%%

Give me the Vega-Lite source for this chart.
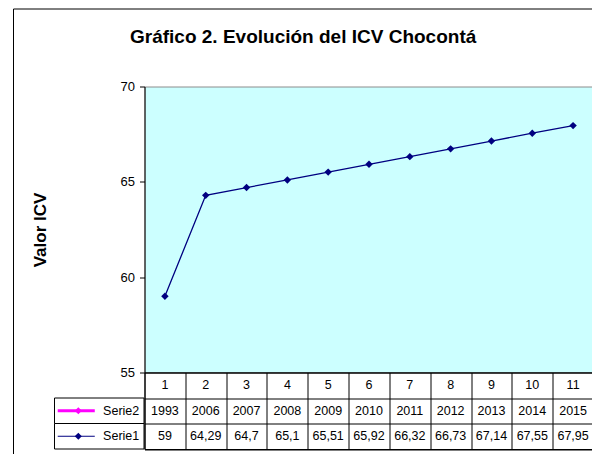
{
  "$schema": "https://vega.github.io/schema/vega-lite/v6.json",
  "autosize": "none",
  "padding": {"left": 54.5, "top": 86.5, "right": 537.5, "bottom": 367.5},
  "background": "white",
  "datasets": {
    "icv": [
      {"idx": 1, "Serie2": 1993, "Serie1": 59},
      {"idx": 2, "Serie2": 2006, "Serie1": 64.29},
      {"idx": 3, "Serie2": 2007, "Serie1": 64.7},
      {"idx": 4, "Serie2": 2008, "Serie1": 65.1},
      {"idx": 5, "Serie2": 2009, "Serie1": 65.51},
      {"idx": 6, "Serie2": 2010, "Serie1": 65.92},
      {"idx": 7, "Serie2": 2011, "Serie1": 66.32},
      {"idx": 8, "Serie2": 2012, "Serie1": 66.73},
      {"idx": 9, "Serie2": 2013, "Serie1": 67.14},
      {"idx": 10, "Serie2": 2014, "Serie1": 67.55},
      {"idx": 11, "Serie2": 2015, "Serie1": 67.95}
    ],
    "series": [{"serie": "Serie2"}, {"serie": "Serie1"}]
  },
  "columns": 2,
  "spacing": 0,
  "bounds": "flush",
  "resolve": {"scale": {"color": "independent"}, "legend": {"color": "independent"}},
  "concat": [
    {
      "width": 89.5,
      "height": 286,
      "data": {"values": []},
      "mark": {"type": "text"},
      "encoding": {},
      "view": {"stroke": null, "fill": null},
      "title": {
        "text": "Gráfico 2. Evolución del ICV Chocontá",
        "anchor": "start",
        "frame": "group",
        "dx": 75.5,
        "offset": 40,
        "font": "Liberation Sans",
        "fontSize": 19,
        "fontWeight": "bold",
        "color": "black"
      }
    },
    {
      "width": 449,
      "height": 286,
      "data": {"name": "icv"},
      "transform": [{"fold": ["Serie2", "Serie1"], "as": ["serie", "valor"]}],
      "view": {"fill": "#CCFFFF", "stroke": "#8C8C8C"},
      "encoding": {
        "x": {"field": "idx", "type": "ordinal", "axis": null},
        "y": {
          "field": "valor",
          "type": "quantitative",
          "scale": {"domain": [55, 70], "nice": false, "zero": false},
          "axis": {
            "values": [55, 60, 65, 70],
            "grid": false,
            "tickSize": 5,
            "tickColor": "black",
            "domainColor": "black",
            "labelFont": "Liberation Sans",
            "labelFontSize": 13,
            "labelColor": "black",
            "labelPadding": 5,
            "title": "Valor ICV",
            "titleFont": "Liberation Sans",
            "titleFontSize": 17,
            "titleFontWeight": "bold",
            "titleColor": "black",
            "titlePadding": 71
          }
        },
        "color": {
          "field": "serie",
          "type": "nominal",
          "scale": {"domain": ["Serie2", "Serie1"], "range": ["#FF00FF", "#000080"]},
          "legend": {
            "orient": "none",
            "legendX": -131.5,
            "legendY": -78,
            "title": null,
            "strokeColor": "black",
            "padding": 700,
            "symbolOpacity": 0,
            "labelOpacity": 0,
            "labelExpr": "''",
            "symbolSize": 1,
            "labelFontSize": 1
          }
        }
      },
      "layer": [
        {"mark": {"type": "line", "clip": true, "strokeWidth": 1.3}},
        {"mark": {"type": "point", "shape": "diamond", "filled": true, "size": 55, "opacity": 1, "clip": true}}
      ]
    },
    {
      "width": 89.5,
      "height": 76.5,
      "data": {"name": "series"},
      "view": {"stroke": null, "fill": null},
      "encoding": {
        "y": {
          "field": "serie",
          "type": "nominal",
          "scale": {"type": "band", "domain": ["idx", "Serie2", "Serie1"], "paddingInner": 0, "paddingOuter": 0},
          "axis": null
        }
      },
      "layer": [
        {
          "mark": {"type": "rect", "fill": "white", "stroke": "black", "strokeWidth": 1},
          "encoding": {
            "x": {"datum": 0, "type": "quantitative", "scale": {"domain": [0, 1], "nice": false, "zero": false}, "axis": null},
            "x2": {"datum": 1}
          }
        },
        {
          "mark": {"type": "rule"},
          "encoding": {
            "x": {"datum": 0.036, "type": "quantitative"},
            "x2": {"datum": 0.45},
            "color": {"field": "serie", "type": "nominal", "scale": {"domain": ["Serie2", "Serie1"], "range": ["#FF00FF", "#000080"]}, "legend": null},
            "strokeWidth": {"field": "serie", "type": "ordinal", "scale": {"domain": ["Serie2", "Serie1"], "range": [3, 1]}, "legend": null}
          }
        },
        {
          "mark": {"type": "point", "shape": "diamond", "filled": true, "size": 50, "opacity": 1},
          "encoding": {
            "x": {"datum": 0.266, "type": "quantitative"},
            "color": {"field": "serie", "type": "nominal", "scale": {"domain": ["Serie2", "Serie1"], "range": ["#FF00FF", "#000080"]}, "legend": null}
          }
        },
        {
          "mark": {"type": "text", "align": "right", "font": "Liberation Sans", "fontSize": 12.5, "color": "black"},
          "encoding": {
            "x": {"datum": 0.947, "type": "quantitative"},
            "text": {"field": "serie", "type": "nominal"}
          }
        }
      ]
    },
    {
      "width": 449,
      "height": 76.5,
      "data": {"name": "icv"},
      "transform": [{"fold": ["idx", "Serie2", "Serie1"], "as": ["fila", "valor"]}],
      "view": {"stroke": "black", "fill": "white"},
      "mark": {"type": "text", "font": "Liberation Sans", "fontSize": 12.5, "color": "black"},
      "encoding": {
        "x": {
          "field": "idx",
          "type": "ordinal",
          "scale": {"type": "band", "paddingInner": 0, "paddingOuter": 0},
          "axis": {"grid": true, "tickBand": "extent", "gridColor": "black", "gridOpacity": 1, "labels": false, "ticks": false, "domain": false, "title": null}
        },
        "y": {
          "field": "fila",
          "type": "nominal",
          "scale": {"type": "band", "domain": ["idx", "Serie2", "Serie1"], "paddingInner": 0, "paddingOuter": 0},
          "axis": {"grid": true, "tickBand": "extent", "gridColor": "black", "gridOpacity": 1, "labels": false, "ticks": false, "domain": false, "title": null}
        },
        "text": {"field": "valor", "type": "quantitative", "format": ""}
      }
    }
  ],
  "config": {
    "font": "Liberation Sans",
    "locale": {"number": {"decimal": ",", "thousands": ".", "grouping": [3], "currency": ["$", ""]}},
    "axis": {"labelFont": "Liberation Sans", "titleFont": "Liberation Sans"}
  }
}
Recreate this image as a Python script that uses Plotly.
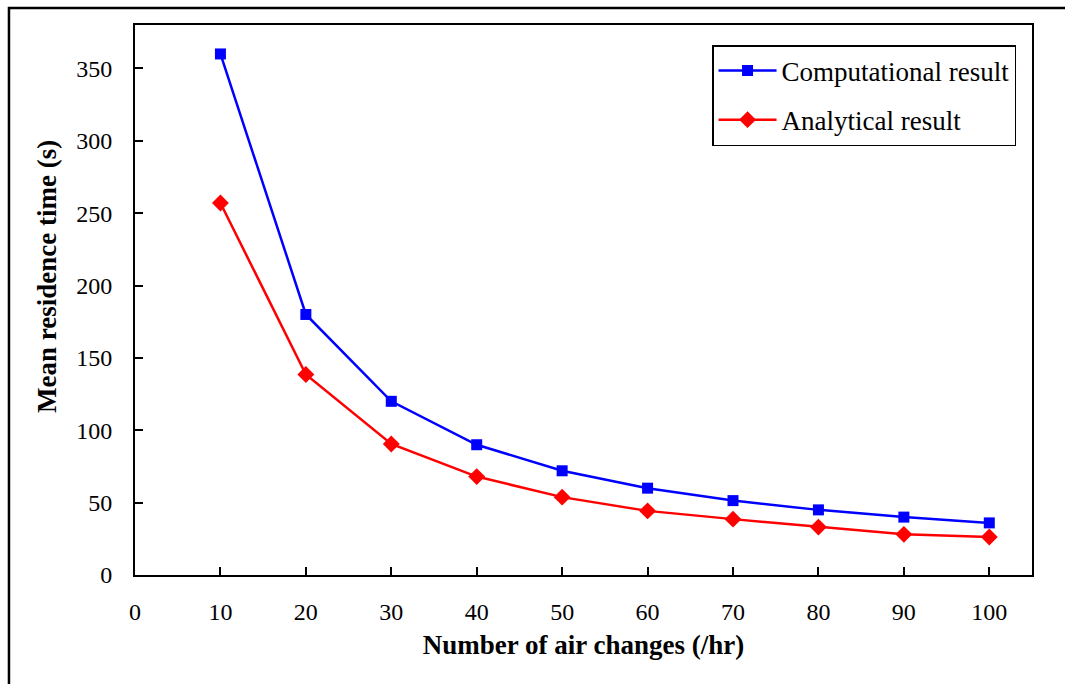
import plotly.graph_objects as go

# Air changes per hour and mean residence time (s)
air_changes = [10, 20, 30, 40, 50, 60, 70, 80, 90, 100]
computational = [360, 180, 120, 90, 72, 60, 51.4, 45, 40, 36]
analytical = [257, 138.5, 90.5, 68, 53.8, 44.3, 38.6, 33.1, 28.1, 26.3]

x_ticks = [0, 10, 20, 30, 40, 50, 60, 70, 80, 90, 100]
y_ticks = [0, 50, 100, 150, 200, 250, 300, 350]

FONT = "Liberation Serif, Times New Roman, serif"

fig = go.Figure()
fig.add_trace(go.Scatter(
    x=air_changes, y=computational, name="Computational result",
    mode="lines+markers", legendgroup="a",
    line=dict(color="#0000FF", width=2.5),
    marker=dict(symbol="square", size=11, color="#0000FF"),
))
fig.add_trace(go.Scatter(
    x=air_changes, y=analytical, name="Analytical result",
    mode="lines+markers", legendgroup="b",
    line=dict(color="#FF0000", width=2.5),
    marker=dict(symbol="diamond", size=13, color="#FF0000"),
))

axis_common = dict(
    showline=True, linecolor="black", linewidth=2, mirror=True,
    ticks="inside", ticklen=8, tickwidth=1.5, tickcolor="black",
    showgrid=False, zeroline=False,
    tickfont=dict(family=FONT, size=24, color="black"),
)

fig.update_xaxes(
    range=[0, 105], tickvals=x_ticks, ticklabelstandoff=14,
    title=dict(text="<b>Number of air changes (/hr)</b>",
               font=dict(family=FONT, size=27, color="black"), standoff=11),
    **axis_common,
)
fig.update_yaxes(
    range=[0, 380], tickvals=y_ticks, ticklabelstandoff=16,
    **axis_common,
)

# y-axis title, set a little above the plot's vertical centre
fig.add_annotation(
    text="<b>Mean residence time (s)</b>", textangle=-90,
    xref="paper", yref="paper", x=-0.0981, y=0.5418,
    xanchor="center", yanchor="middle", showarrow=False,
    font=dict(family=FONT, size=27, color="black"),
)

# outer frame around the chart, running off the right and bottom edges
fig.add_shape(type="rect", xref="paper", yref="paper",
              x0=-0.1405, y0=-0.3, x1=1.2, y1=1.031,
              line=dict(color="black", width=2.5), layer="below")

fig.update_layout(
    width=1065, height=684,
    margin=dict(l=135, r=33, t=25, b=109),
    plot_bgcolor="white", paper_bgcolor="white",
    font=dict(family=FONT, size=24, color="black"),
    legend=dict(
        x=0.6433, y=0.9636, xanchor="left", yanchor="top",
        bordercolor="black", borderwidth=1.5, bgcolor="white",
        font=dict(family=FONT, size=27, color="black"),
        traceorder="grouped", tracegroupgap=11, itemwidth=58,
    ),
    showlegend=True,
)

fig.write_html("out.html")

%%

■ Brief
Any pictures should be left out. Reproduce every line from the one holding "Recreate this image" down to the one holding "Serif, Times New", both of those lines included.

■ Answer
Recreate this image as a Python script that uses Plotly.
import plotly.graph_objects as go

# Air changes per hour and mean residence time (s)
air_changes = [10, 20, 30, 40, 50, 60, 70, 80, 90, 100]
computational = [360, 180, 120, 90, 72, 60, 51.4, 45, 40, 36]
analytical = [257, 138.5, 90.5, 68, 53.8, 44.3, 38.6, 33.1, 28.1, 26.3]

x_ticks = [0, 10, 20, 30, 40, 50, 60, 70, 80, 90, 100]
y_ticks = [0, 50, 100, 150, 200, 250, 300, 350]

FONT = "Liberation Serif, Times New Roman, serif"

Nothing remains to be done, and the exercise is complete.